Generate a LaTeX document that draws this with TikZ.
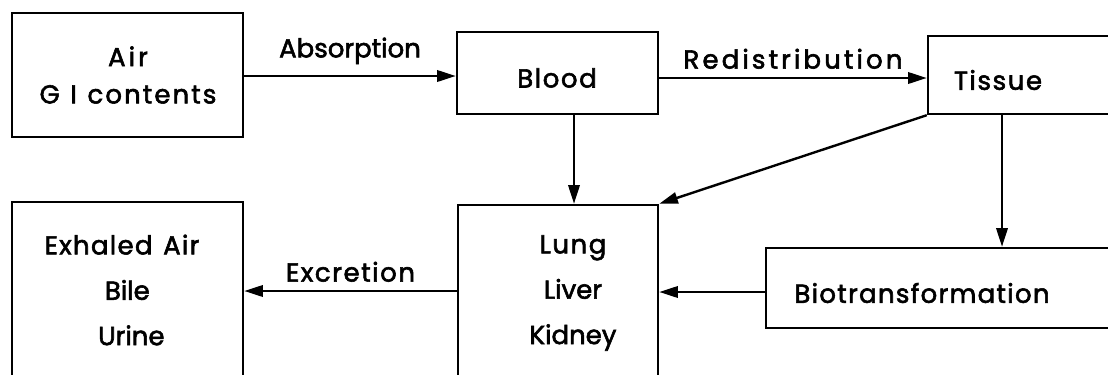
\documentclass[tikz,border=0pt]{standalone}
\usepackage{fontspec}
\setmainfont{Poppins}[FakeBold=2.2]
\usetikzlibrary{arrows.meta,calc}
\begin{document}
\begin{tikzpicture}[x=0.75pt,y=-0.75pt,
  box/.style={draw,line width=1.8pt,inner sep=0pt},
  txt/.style={font=\fontsize{19.5}{22}\selectfont,inner sep=0pt,align=center},
  conn/.style={line width=1.8pt,-{Triangle[length=14pt,width=8.5pt]}}]
\useasboundingbox (0,0) rectangle (1108,375);
\clip (0,0) rectangle (1108,375);
% boxes
\node[box,minimum width=231*0.75pt,minimum height=124*0.75pt] (air) at (127.5,75) {};
\node[box,minimum width=201*0.75pt,minimum height=82*0.75pt] (blood) at (557.5,73) {};
\node[box,minimum width=192*0.75pt,minimum height=78*0.75pt] (tissue) at (1024,75) {};
\node[box,minimum width=354*0.75pt,minimum height=80*0.75pt] (bio) at (943,288) {};
\node[box,minimum width=200*0.75pt,minimum height=190*0.75pt] (lung) at (558,300) {};
\node[box,minimum width=231*0.75pt,minimum height=190*0.75pt] (exh) at (127.5,297) {};
% texts
\node[txt] (airt) at (128,75) {\addfontfeature{LetterSpace=12}Air\\[6pt]\addfontfeature{LetterSpace=8}G\hspace{8pt}I\hspace{8pt}contents};
\node[txt] (bloodt) at (557,78) {\addfontfeature{LetterSpace=6}Blood};
\node[txt] (tissuet) at (998,80) {\addfontfeature{LetterSpace=6}Tissue};
\node[txt] (biot) at (922,293) {\addfontfeature{LetterSpace=5}Biotransformation};
\node[txt] (lungt) at (573,293) {\addfontfeature{LetterSpace=6}Lung\\[12pt]Liver\\[12pt]Kidney};
\node[txt] (exht) at (122,290) {\addfontfeature{LetterSpace=5}Exhaled\hspace{8pt}Air\\[12pt]\hspace{8pt}Bile\\[12pt]\hspace{14pt}Urine};
% connectors
\draw[conn] (air.east |- 0,76) coordinate (a1) -- (a1 -| blood.west)
  node[midway,above=8pt,txt] (abs) {Absorption};
\draw[conn] (blood.east |- 0,78) coordinate (b2) -- (b2 -| tissue.west)
  node[midway,above=6pt,txt] (red) {\addfontfeature{LetterSpace=12}Redistribution};
\coordinate (b1) at (blood.south -| 574,0);
\draw[conn] (b1) -- (b1 |- lung.north);
\draw[conn] (tissue.south west) -- (lung.north east);
\coordinate (t1) at (tissue.south -| 1002,0);
\draw[conn] (t1) -- (t1 |- bio.north);
\draw[conn] (bio.west |- 0,292) coordinate (c1) -- (c1 -| lung.east);
\draw[conn] (lung.west |- 0,291) coordinate (c2) -- (c2 -| exh.east)
  node[midway,above=6pt,txt] (exc) {\addfontfeature{LetterSpace=6}Excretion};
\end{tikzpicture}
\end{document}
•••
Your objective: In the copy, include no pictures; restate the listing above exactly.

Solution for this problem:
Generate a LaTeX document that draws this with TikZ.
\documentclass[tikz,border=0pt]{standalone}
\usepackage{fontspec}
\setmainfont{Poppins}[FakeBold=2.2]
\usetikzlibrary{arrows.meta,calc}
\begin{document}
\begin{tikzpicture}[x=0.75pt,y=-0.75pt,
  box/.style={draw,line width=1.8pt,inner sep=0pt},
  txt/.style={font=\fontsize{19.5}{22}\selectfont,inner sep=0pt,align=center},
  conn/.style={line width=1.8pt,-{Triangle[length=14pt,width=8.5pt]}}]
\useasboundingbox (0,0) rectangle (1108,375);
\clip (0,0) rectangle (1108,375);
% boxes
\node[box,minimum width=231*0.75pt,minimum height=124*0.75pt] (air) at (127.5,75) {};
\node[box,minimum width=201*0.75pt,minimum height=82*0.75pt] (blood) at (557.5,73) {};
\node[box,minimum width=192*0.75pt,minimum height=78*0.75pt] (tissue) at (1024,75) {};
\node[box,minimum width=354*0.75pt,minimum height=80*0.75pt] (bio) at (943,288) {};
\node[box,minimum width=200*0.75pt,minimum height=190*0.75pt] (lung) at (558,300) {};
\node[box,minimum width=231*0.75pt,minimum height=190*0.75pt] (exh) at (127.5,297) {};
% texts
\node[txt] (airt) at (128,75) {\addfontfeature{LetterSpace=12}Air\\[6pt]\addfontfeature{LetterSpace=8}G\hspace{8pt}I\hspace{8pt}contents};
\node[txt] (bloodt) at (557,78) {\addfontfeature{LetterSpace=6}Blood};
\node[txt] (tissuet) at (998,80) {\addfontfeature{LetterSpace=6}Tissue};
\node[txt] (biot) at (922,293) {\addfontfeature{LetterSpace=5}Biotransformation};
\node[txt] (lungt) at (573,293) {\addfontfeature{LetterSpace=6}Lung\\[12pt]Liver\\[12pt]Kidney};
\node[txt] (exht) at (122,290) {\addfontfeature{LetterSpace=5}Exhaled\hspace{8pt}Air\\[12pt]\hspace{8pt}Bile\\[12pt]\hspace{14pt}Urine};
% connectors
\draw[conn] (air.east |- 0,76) coordinate (a1) -- (a1 -| blood.west)
  node[midway,above=8pt,txt] (abs) {Absorption};
\draw[conn] (blood.east |- 0,78) coordinate (b2) -- (b2 -| tissue.west)
  node[midway,above=6pt,txt] (red) {\addfontfeature{LetterSpace=12}Redistribution};
\coordinate (b1) at (blood.south -| 574,0);
\draw[conn] (b1) -- (b1 |- lung.north);
\draw[conn] (tissue.south west) -- (lung.north east);
\coordinate (t1) at (tissue.south -| 1002,0);
\draw[conn] (t1) -- (t1 |- bio.north);
\draw[conn] (bio.west |- 0,292) coordinate (c1) -- (c1 -| lung.east);
\draw[conn] (lung.west |- 0,291) coordinate (c2) -- (c2 -| exh.east)
  node[midway,above=6pt,txt] (exc) {\addfontfeature{LetterSpace=6}Excretion};
\end{tikzpicture}
\end{document}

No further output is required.